Today, because I decided to watch the Match Of The Day repeat, I ended up at the 10.15am Mass.
AKA the ‘Screaming and Crying’ Mass.
Given the numbers who plod out for the Children’s Liturgy, the Roman Catholic Church shouldn’t have any trouble sustaining itself.
But if, as I believe, they are there because their parents are thinking ahead about school places.... It’s fucked!
There was a magic moment before kick off, when the old lady with barely any teeth and the old lady with barely any English got into it over the collection bags.
I’m not sure how that one got resolved. I’d like to think they took it in the car park and had a bit of a scrap.
It was the one with scant English who waved it under my nose.
Then there was the moment of absolute gold.

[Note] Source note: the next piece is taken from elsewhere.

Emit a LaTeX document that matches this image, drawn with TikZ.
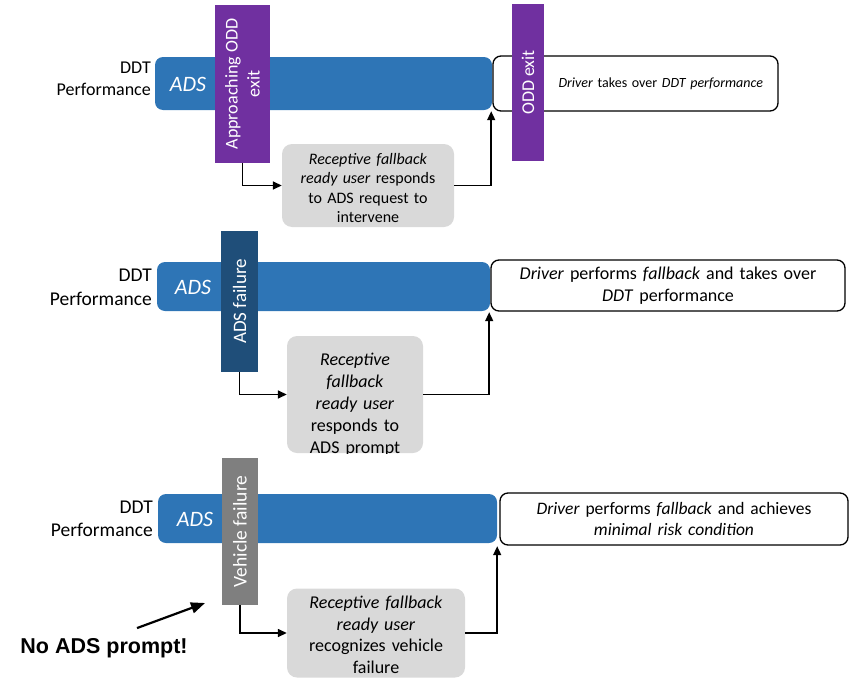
\documentclass[tikz,border=0pt]{standalone}
\usepackage{fontspec}
\setmainfont{Carlito}
\newfontfamily\arialfont{Liberation Sans}
\usetikzlibrary{arrows.meta}

\definecolor{adsblue}{HTML}{2E75B6}
\definecolor{oddpurple}{HTML}{7030A0}
\definecolor{faildark}{HTML}{1F4E79}
\definecolor{vehgray}{HTML}{7F7F7F}
\definecolor{respgray}{HTML}{D9D9D9}

\newcommand{\fs}[2]{\fontsize{#1}{#2}\selectfont}

\begin{document}
\begin{tikzpicture}[
  x=1pt, y=-1pt,
  font=\fs{18}{22},
  ddt/.style={anchor=east, align=right, inner sep=0pt},
  adsbar/.style={rectangle, rounded corners=8pt, fill=adsblue, minimum height=49pt},
  adstext/.style={text=white, font=\fs{22}{26}\itshape, inner sep=0pt},
  event/.style={rectangle, rotate=90, text=white, align=center, inner sep=0pt},
  resp/.style={rectangle, rounded corners=10pt, fill=respgray, align=center, inner sep=0pt},
  resptext/.style={align=center, inner sep=0pt},
  outcome/.style={rectangle, draw=black, line width=1.3pt, rounded corners=8pt,
    fill=white, align=center, inner sep=0pt},
  arr/.style={-{Triangle[length=9pt, width=8pt]}, line width=1.5pt, black},
]
  \useasboundingbox (0,0) rectangle (854,680);

  % Panel 1: approaching ODD exit
  \node[ddt, font=\fs{18}{22}] (ddt1) at (151,79) {DDT\\Performance};
  \node[adsbar, minimum width=337pt, minimum height=53pt] (ads1) at (323.5,83.5) {};
  \node[adstext] (adstxt1) at (188,84) {ADS};
  \node[outcome, minimum width=285pt, minimum height=55pt, text width=255pt,
    align=right, font=\fs{14}{17}] (out1) at (635.5,83.5)
    {\textit{Driver} takes over \textit{DDT performance}};
  \node[event, fill=oddpurple, minimum width=158pt, minimum height=55pt]
    (event1) at (242.5,84) {Approaching ODD\\exit};
  \node[event, fill=oddpurple, minimum width=157pt, minimum height=32pt]
    (oddexit) at (528,82.5) {ODD exit};
  \node[resp, minimum width=172pt, minimum height=83pt] (resp1) at (368,185.5) {};
  \node[resptext, text width=172pt, font=\fs{16}{19.5}] (resp1txt) at (368,188)
    {\textit{Receptive fallback}\\\textit{ready user} responds\\to ADS request to\\intervene};

  \draw[arr] (event1.west) |- (resp1.west);
  \draw[arr] (resp1.east) -| ([xshift=-1pt,yshift=-1pt]ads1.south east);

  % Panel 2: ADS failure
  \node[ddt, font=\fs{19.5}{24}] (ddt2) at (152,287) {DDT\\Performance};
  \node[adsbar, minimum width=333pt] (ads2) at (323.5,286.5) {};
  \node[adstext] (adstxt2) at (193,287) {ADS};
  \node[outcome, minimum width=354pt, minimum height=51pt, text width=340pt]
    (out2) at (668,285.5)
    {\textit{Driver} performs \textit{fallback} and takes over\\\textit{DDT} performance};
  \node[event, fill=faildark, minimum width=141pt, minimum height=37pt,
    font=\fs{19}{22}] (event2) at (239.5,301.5) {ADS failure};
  \node[resp, minimum width=136pt, minimum height=117pt] (resp2) at (355,394.5) {};
  \begin{scope}
    \clip[rounded corners=10pt] (resp2.north west) rectangle (resp2.south east);
    \node[resptext, text width=136pt] (resp2txt) at (355,405)
      {\textit{Receptive}\\\textit{fallback}\\\textit{ready user}\\responds to\\ADS prompt};
  \end{scope}

  \draw[arr] (event2.west) |- (resp2.west);
  \draw[arr] (resp2.east) -| ([xshift=-1pt,yshift=-1pt]ads2.south east);

  % Panel 3: vehicle failure
  \node[ddt, font=\fs{19.5}{23}] (ddt3) at (153,519) {DDT\\Performance};
  \node[adsbar, minimum width=339pt] (ads3) at (327.5,518.5) {};
  \node[adstext] (adstxt3) at (195,519) {ADS};
  \node[outcome, minimum width=348pt, minimum height=52pt, text width=334pt,
    font=\fs{17.5}{21}] (out3) at (674,519)
    {\textit{Driver} performs \textit{fallback} and achieves\\\textit{minimal risk condition}};
  \node[event, fill=vehgray, minimum width=147pt, minimum height=36pt,
    font=\fs{19.5}{22}] (event3) at (240,531.5) {Vehicle failure};
  \node[resp, minimum width=178pt, minimum height=89pt] (resp3) at (376,633) {};
  \node[resptext, text width=178pt, font=\fs{18}{21.5}] (resp3txt) at (376,635)
    {\textit{Receptive fallback}\\\textit{ready user}\\recognizes vehicle\\failure};

  \draw[arr] (event3.west) |- (resp3.west);
  \draw[arr] (resp3.east) -| ([yshift=-3pt]ads3.south east);

  % Annotation
  \node[inner sep=0pt, font=\arialfont\bfseries\fs{21.5}{24}] (noprompt) at (104,648)
    {No ADS prompt!};
  \coordinate (nptip) at (205,603);
  \draw[-{Triangle[length=14pt, width=11pt]}, line width=2.2pt]
    ([xshift=33pt,yshift=10pt]noprompt.north) -- (nptip);
\end{tikzpicture}
\end{document}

A little boy, unimpressed by the mystery of Transubstantiation, was hugging and grabbing his kneeling Father’s leg.
Getting no response other than the finger to the lips “Shush” sign, he waited until ‘we were not worthy to receive’ anything then BIT his Dad right on the cheek of his arse!
Watching a huge black man grip the pew and throw his head back in a silent scream was brilliant.
From the way he looked at his son I just knew; another time, another place and this kid wouldn’t be sitting down for a week.
I couldn’t keep my shit together after that!